Personal life
- Born: December 27, 1831 Alsace
- Died: February 1, 1905 (aged 73) Castroville
- Home town: Austin, Texas

Religious life
- Religion: Christianity
- Denomination: Catholic

Senior posting
- Post: Congregation of Divine Providence

= Louise Feltin =

Louise (Mother St. Andrew) Feltin (December 27, 1830 - February 1, 1905) was an American Roman Catholic sister from Alsatia and the founder of the Sisters of Divine Providence in Texas. She is the co-founder of the first Catholic school in Texas. Feltin's work in the parish schools "heavily influenced the course of parochial education" in Texas.

== Biography ==
Feltin's early education took place in the towns of Geispolsheim and La Walk. She joined the convent of St. Jean de Bassel when she was nineteen. Feltin taught in various schools in Krautergersheim, Epfig, Heilgenberg and Batzendorf as a young woman. Feltin was fluent in both French and German and was said to be a woman of "strong physique and will power."

Feltin was recruited to come to Texas by Bishop Claude Dubuis in 1866. Feltin was interested in coming to Texas in order to be a missionary and because she had heard reports about the state from her brother, Father Nicholas Feltin who worked in San Antonio and Austin. Feltin came to Austin with Sister Alphonse Boegler and together they established the first Catholic school in Texas. Afterwards, Dubuis sent Feltin to Castroville where she would start another permanent school.

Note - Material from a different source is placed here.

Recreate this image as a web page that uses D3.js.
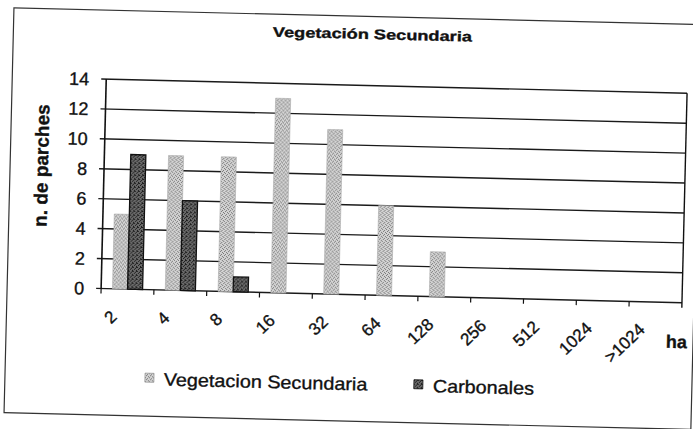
<!DOCTYPE html>
<html lang="es">
<head>
    <meta charset="UTF-8">
    <title>Vegetación Secundaria</title>
    <script src="https://d3js.org/d3.v7.min.js"></script>
    <style>
        body {
            margin: 0;
            background: #fff;
            font-family: Arial, "Liberation Sans", sans-serif;
        }
        .grid line {
            stroke: #1a1a1a;
            stroke-width: 1.4px;
        }
        text {
            fill: #111;
            stroke: #111;
            stroke-width: 0.35px;
        }
        .tick-label {
            font-size: 18px;
        }
    </style>
</head>
<body>
    <svg id="chart" width="693" height="429"></svg>

    <script>
        // datos
        const categories = ['2', '4', '8', '16', '32', '64', '128', '256', '512', '1024', '>1024'];
        const vegSecundaria = [5, 9, 9, 13, 11, 6, 3, 0, 0, 0, 0];
        const carbonales = [9, 6, 1, 0, 0, 0, 0, 0, 0, 0, 0];
        const seriesNames = ['Vegetacion Secundaria', 'Carbonales'];
        const yTicks = [0, 2, 4, 6, 8, 10, 12, 14];

        const W = 693, H = 429;
        const plot = { left: 103, right: 684, top: 85, bottom: 294.5 };

        const svg = d3.select('#chart');

        // tramas punteadas de las barras
        const defs = svg.append('defs');
        function stipple(id, bg, dot, pts) {
            const p = defs.append('pattern')
                .attr('id', id)
                .attr('patternUnits', 'userSpaceOnUse')
                .attr('width', 4).attr('height', 4);
            p.append('rect').attr('width', 4).attr('height', 4).attr('fill', bg);
            pts.forEach(d => p.append('rect')
                .attr('x', d[0]).attr('y', d[1])
                .attr('width', 1).attr('height', 1)
                .attr('fill', dot));
        }
        stipple('pat-veg', '#d4d4d4', '#777', [[0, 0], [2, 1], [1, 2], [3, 3]]);
        stipple('pat-carb', '#6a6a6a', '#1c1c1c', [[0, 0], [2, 1], [1, 2], [3, 3], [3, 0]]);

        // todo el escaneo está ligeramente girado
        const g = svg.append('g')
            .attr('transform', `rotate(1.4, ${W / 2}, ${H / 2})`);

        // marco exterior
        g.append('rect')
            .attr('x', 9).attr('y', 16)
            .attr('width', 687).attr('height', 405)
            .attr('fill', 'none')
            .attr('stroke', '#333')
            .attr('stroke-width', 1.2);

        // escalas (ancho de intervalo 150%)
        const x0 = d3.scaleBand()
            .domain(categories)
            .range([plot.left, plot.right])
            .paddingInner(0.43)
            .paddingOuter(0.215);
        const step = x0.step();
        const x1 = d3.scaleBand()
            .domain(seriesNames)
            .range([0, x0.bandwidth()]);
        const y = d3.scaleLinear()
            .domain([0, 14])
            .range([plot.bottom, plot.top]);

        // líneas de división
        g.append('g')
            .attr('class', 'grid')
            .selectAll('line')
            .data(yTicks)
            .enter().append('line')
            .attr('x1', plot.left - 5)
            .attr('x2', plot.right)
            .attr('y1', d => y(d))
            .attr('y2', d => y(d));

        // eje vertical y borde derecho
        g.append('line')
            .attr('x1', plot.left).attr('x2', plot.left)
            .attr('y1', plot.top).attr('y2', plot.bottom)
            .attr('stroke', '#111').attr('stroke-width', 1.6);
        g.append('line')
            .attr('x1', plot.right).attr('x2', plot.right)
            .attr('y1', plot.top).attr('y2', plot.bottom + 5)
            .attr('stroke', '#111').attr('stroke-width', 1.4);

        // marcas del eje x en los límites de las categorías
        g.append('g')
            .selectAll('line')
            .data(categories)
            .enter().append('line')
            .attr('x1', d => x0(d) - x0.paddingOuter() * step)
            .attr('x2', d => x0(d) - x0.paddingOuter() * step)
            .attr('y1', plot.bottom)
            .attr('y2', plot.bottom + 5)
            .attr('stroke', '#111').attr('stroke-width', 1.2);

        // barras
        const rows = categories.map((c, i) => ({
            cat: c,
            values: [
                { name: seriesNames[0], v: vegSecundaria[i] },
                { name: seriesNames[1], v: carbonales[i] }
            ]
        }));

        const groups = g.append('g')
            .selectAll('g')
            .data(rows)
            .enter().append('g')
            .attr('transform', d => `translate(${x0(d.cat)},0)`);

        groups.selectAll('rect')
            .data(d => d.values.filter(v => v.v > 0))
            .enter().append('rect')
            .attr('x', d => x1(d.name))
            .attr('y', d => y(d.v))
            .attr('width', x1.bandwidth())
            .attr('height', d => y(0) - y(d.v))
            .attr('fill', d => d.name === seriesNames[0] ? 'url(#pat-veg)' : 'url(#pat-carb)')
            .attr('stroke', d => d.name === seriesNames[0] ? '#aaa' : '#111')
            .attr('stroke-width', d => d.name === seriesNames[0] ? 0.6 : 1.3);

        // etiquetas del eje y
        g.append('g')
            .selectAll('text')
            .data(yTicks)
            .enter().append('text')
            .attr('class', 'tick-label')
            .attr('x', plot.left - 17)
            .attr('y', d => y(d))
            .attr('dy', '0.36em')
            .attr('text-anchor', 'end')
            .text(d => d);

        // etiquetas del eje x, giradas
        g.append('g')
            .selectAll('text')
            .data(categories)
            .enter().append('text')
            .attr('transform', d => `translate(${x0(d) + x0.bandwidth() / 2 - 9},${plot.bottom + 29}) rotate(-45)`)
            .attr('text-anchor', 'end')
            .attr('font-size', 17)
            .text(d => d);

        // título
        g.append('g')
            .attr('transform', 'translate(368,38.5) scale(1.3,1)')
            .append('text')
            .attr('text-anchor', 'middle')
            .attr('font-size', 14)
            .attr('font-weight', 'bold')
            .text('Vegetación Secundaria');

        // título del eje y
        g.append('text')
            .attr('transform', 'translate(47,173) rotate(-90)')
            .attr('text-anchor', 'middle')
            .attr('font-size', 19)
            .attr('font-weight', 'bold')
            .text('n. de parches');

        // unidad del eje x
        g.append('text')
            .attr('x', 669)
            .attr('y', 340)
            .attr('font-size', 18)
            .attr('font-weight', 'bold')
            .text('ha');

        // leyenda
        const legendItems = [
            { name: seriesNames[0], fill: 'url(#pat-veg)', stroke: '#999', x: 149 },
            { name: seriesNames[1], fill: 'url(#pat-carb)', stroke: '#111', x: 418 }
        ];
        const legend = g.append('g')
            .selectAll('g')
            .data(legendItems)
            .enter().append('g')
            .attr('transform', d => `translate(${d.x},378)`);
        legend.append('rect')
            .attr('width', 9).attr('height', 9)
            .attr('fill', d => d.fill)
            .attr('stroke', d => d.stroke)
            .attr('stroke-width', 0.8);
        legend.append('g')
            .attr('transform', 'translate(19,12) scale(1.1,1)')
            .append('text')
            .attr('font-size', 18)
            .text(d => d.name);
    </script>
</body>
</html>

Feltin arrived in Castroville along with Sister Agnes Wolf on September 9, 1868. By October, they had established a small school in the church. A building for the Sisters of Divine Providence was established in Castroville and Feltin recruited sisters from the mother house of Saint Jean-de-Bassel. Feltin worked between 1868 and 1870 to set up a proper school for children in the Castroville area and had set up a tuition system for students who could not afford school. By 1871, she had opened a school in New Braunfels and sent sisters to open a school in Frelsburg. When Texas became a state in 1870 and when public education standards were passed in 1871, Felton kept pace with the standards in her own schools. She sent her sisters to continuing education workshops and studied available standardized schoolbooks.

In 1872, a superior priest, Father Edward Sorin of the Holy Cross in Austin, wanted to take over a school which was under the jurisdiction of the Sisters of Divine Providence. Feltin's refusal to give the property to Sorin was the beginning of her personal trouble with male members of the church in Texas. Feltin, while asserting her right to the school in Austin was unable to provide sisters to staff the school, however, neither did Sorin have people readily available to teach. In order to solve the problem, Feltin's brother, Nicholas, taught the boys and another sister, St. Joseph, was able to teach the girls. Both siblings thought the problem was solved until Texas was divided by the Catholic diocese in December 1872 into separate sections overseen by different Bishops. Father Feltin left Austin and Mother Feltin was forced to withdraw her sisters from Austin as well.

In 1873, when Dubuis traveled through Castroville, Feltin requested permission to build a convent, which he gave, along with a monetary and land donation for the building. The convent was nearly complete by August 25, 1873, and was celebrated and invested by the church. In 1876, a new Texas School Law was established which helped the sisters provide education to everyone, regardless of economic situation. Feltin continued to grow her schools through 1878. In 1878, Feltin returned to St. Jean-de-Bassel to recruit more sisters to come to Texas as teachers.

Feltin eventually felt the full wrath of the bishops and priests in 1886. Four priests claimed to Bishop John C. Néraz that Feltin was spreading falsehoods, fear and gossip about the priests among her sisters. Father Henry Pfefferkorn, one of the four complainants, petitioned Néraz to remove Feltin in order to preserve his, and other priests' "personal honor," as Feltin was accused of "scandal-mongering." These priests wanted more control over Feltin's schools continued to insist that Feltin be removed as Mother Superior of the Sisters of Divine Providence. Using religious leverage, they also refused to hear confessions of any of her sisters until she was removed. Néraz complied and removed Feltin from her office. He also "hounded her for years, disciplined other nuns she had befriended, suspended her right to the sacraments" and would not allow any Catholic order to provide her shelter. He also had her personal papers removed from community records. Feltin resigned from service in 1886 that same year and then moved to California in 1887 to live with her nieces and nephews. She was essentially forced into exile for a total of eighteen years because of Néraz's efforts.

When Néraz died, she went back into religious service and returned to Castroville. She died there in 1905. A historic fictional account of her life, The Tattered Heart (ISBN 978-0595436392), was written in 2007 by Mary Diane Langford.